Negli anni successivi vi sarà poi, sulle pagine del quotidiano di Scalfari, la mitizzazione di Achille Occhetto, il sostegno pieno alla “Bolognina” e alla trasformazione del PCI in PDS.Dalla fase propedeutica alla “Bolognina”, alla “Bolognina” stessa sino alla fine del PCI, Occhetto e i suoi uomini sono ogni giorno sulle prime pagine de “la Repubblica”. Si passa – innanzitutto tramite le affermazione di Occhetto, il guru costruito da Scalfari – dalla condanna della Rivoluzione d’Ottobre sino alla stessa condanna della “violenza giacobina” e dunque della Rivoluzione Francese. Lo stesso, XX° ed ultimo Congresso del PCI, 31 gennaio 1991, vede “la Repubblica” svolgere il ruolo di “voce” pubblica e di sostegno politico-ideologico della trasformazione del PCI in PDS. Scalfari aveva portato a termine il compito che la borghesia italiana gli aveva assegnato e per ottenere il quale gli aveva consegnato una fortuna economica da investire in strutture, propaganda e grandissimi giornalisti dagli stipendi dorati.
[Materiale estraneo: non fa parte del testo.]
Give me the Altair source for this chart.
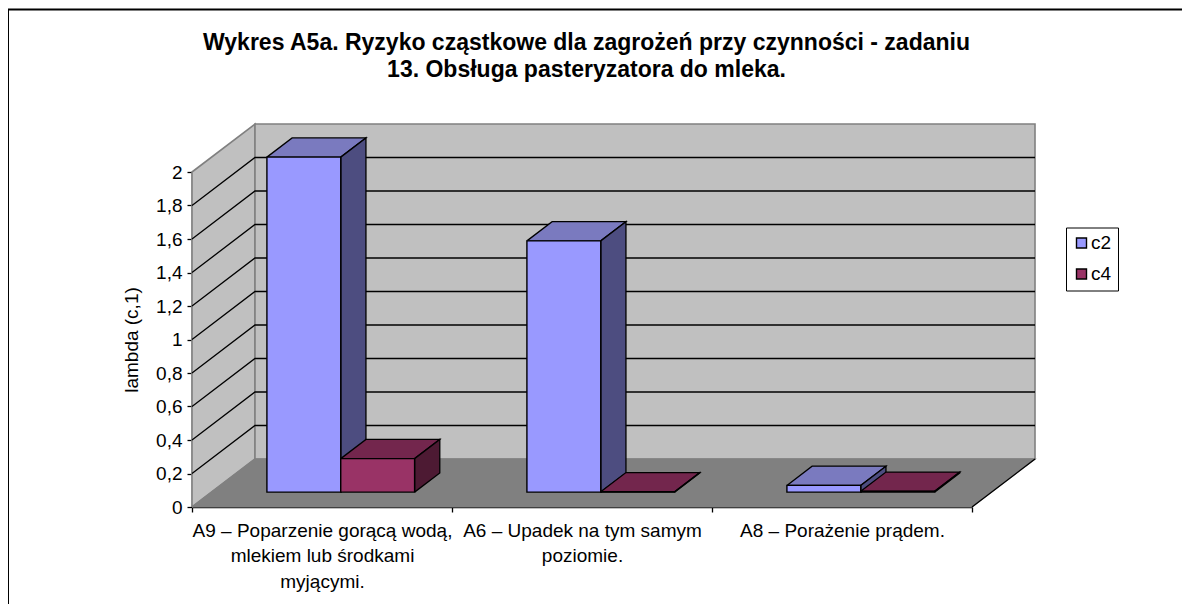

Abbiamo solo ricordato il ruolo storico di Scalfari nell’assassinare il PCI e aprire così, nel nostro Paese, la fase della controrivoluzione “berlusconiana” e populista, che ancora dura. Il ruolo giocato da “la Repubblica” toglie ai dirigenti che guidarono la mutazione genetica e poi lo scioglimento del PCI le loro responsabilità? No, esse rimangono e sono politicamente e socialmente pesantissime, imperdonabili e drammatiche, per come il movimento operaio complessivo italiano ha visto peggiorare di molto le proprie condizioni concrete di vita dopo la scomparsa del PCI. Vogliamo solo rimarcare che se oggi l’intera area dell'”intellettualità” borghese italiana (dagli intellettuali tout-court ai giornalisti, per giungere all’intera classe politica governativa e no) fa il panegirico per Scalfari, un motivo c’è: egli è giustamente vissuto come l’uomo che ha aiutato con violenza il PCI a suicidarsi.